Yep. Throughout the exit negotiations, fishing was a constant sore spot between Britain and the EU. Despite the UK’s fishing industry being smaller than our videogames industry, it holds an oversized cultural importance. The same is true for France, so politicians on both sides do not want to be perceived to be conceding anything on fishing.

In fact, when the post-Brexit trade deal was negotiated down to the wire at the end of last year, fishing was one of the last issues to be resolved. In the end, the final fishing agreement was pretty complex, and had both sides agreeing to still allow EU fishing fleets to visit British waters. But the balance shifted more towards British fishers, with Britain free to ban all EU fishing vessels from 2026. The agreement also commits both sides to renegotiating quotas each year.

So the good news for fans of naval drama is that it’s possible we could see similar scenes to what is happening in Jersey happen again in the future too.

Is Britain the only side being very silly about this, or is France at it too?

It’s very tempting to assume that Britain is simply being ridiculous about this, especially if you judge by the coverage in typically level-headed UK newspapers. Similarly, one British government official reportedly said that French President Macron has “small dick energy”.

But France is sabre-rattling too. The French maritime minister Annick Girardin has spoken about how she is the daughter of a fisherman, and has a “pirate’s soul”.

What’s the point in all of this? Would we ever really go to war over fish?

You might think not, but weirdly, it sort of has happened before. In the 20th century, Britain became embroiled in a number of international disputes over fishing rights with that most dastardly of adversaries, Iceland.

The conflict peaked in the 1970s in the so-called Cod Wars, which saw the Royal Navy deploying dozens of ships to protect the British fishing fleet, while jets were even flown over the North Sea to spot Icelandic vessels. There were also direct confrontations between ships, with projectiles thrown and barbs traded, with the British fishing fleet even playing “Rule Britannia” over the radio.

There was even an actual casualty of war: During one fracas, an Icelandic engineer was killed after being electrocuted while welding. 

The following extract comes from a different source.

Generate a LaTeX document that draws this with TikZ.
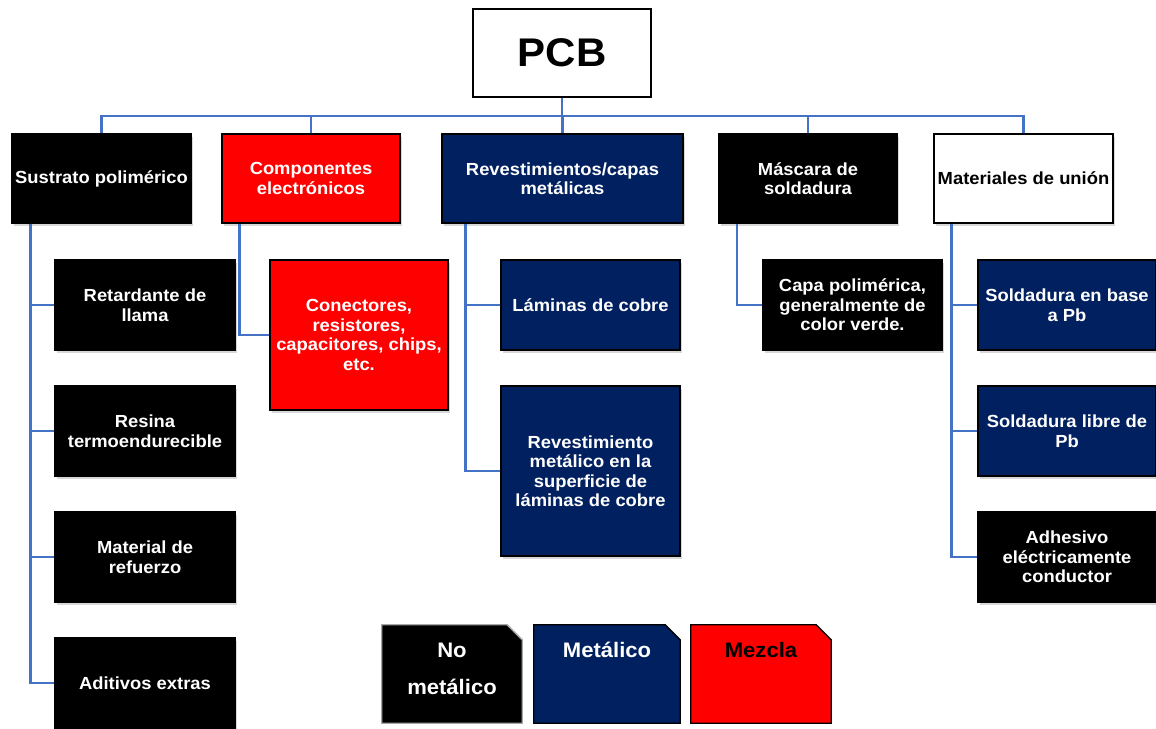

Whether or not you could really characterise this as a “war” is a matter for dispute though, and is something that international relations scholars have long argued about because the Cod Wars appear to break the closest thing the field has to an iron law: That democracies do not go to war with each other. This is also another reason why the blockade of St Helier isn’t exactly the Cuban Missile Crisis.

So what you’re saying is there’s no real of, like, an actual, real war?

Not really, no.

The good news is that unless something goes very wrong, the guns will remain silent. This gunboat diplomacy is almost entirely a dick-measuring contest and a show of strength.

But there is still scope for further escalation. Pirate-souled Girardin has threatened that a next step could be to cut off Jersey’s power, as the island relies on France for 90 percent of its electricity.

This would be a truly dramatic move for one of Britain’s democratic allies to make as it would actively risk harming the actual residents of Jersey. If this were to happen, this would definitely be the moment that focuses the minds of British and French politicians to resolve the dispute.

Ultimately though, however expedient it may be to have this row for domestic political reasons, it’s still within the interests of both Britain and France to resolve it quickly as given COVID, Russia, China and countless other issues both countries care about, there are much bigger fish to fry elsewhere.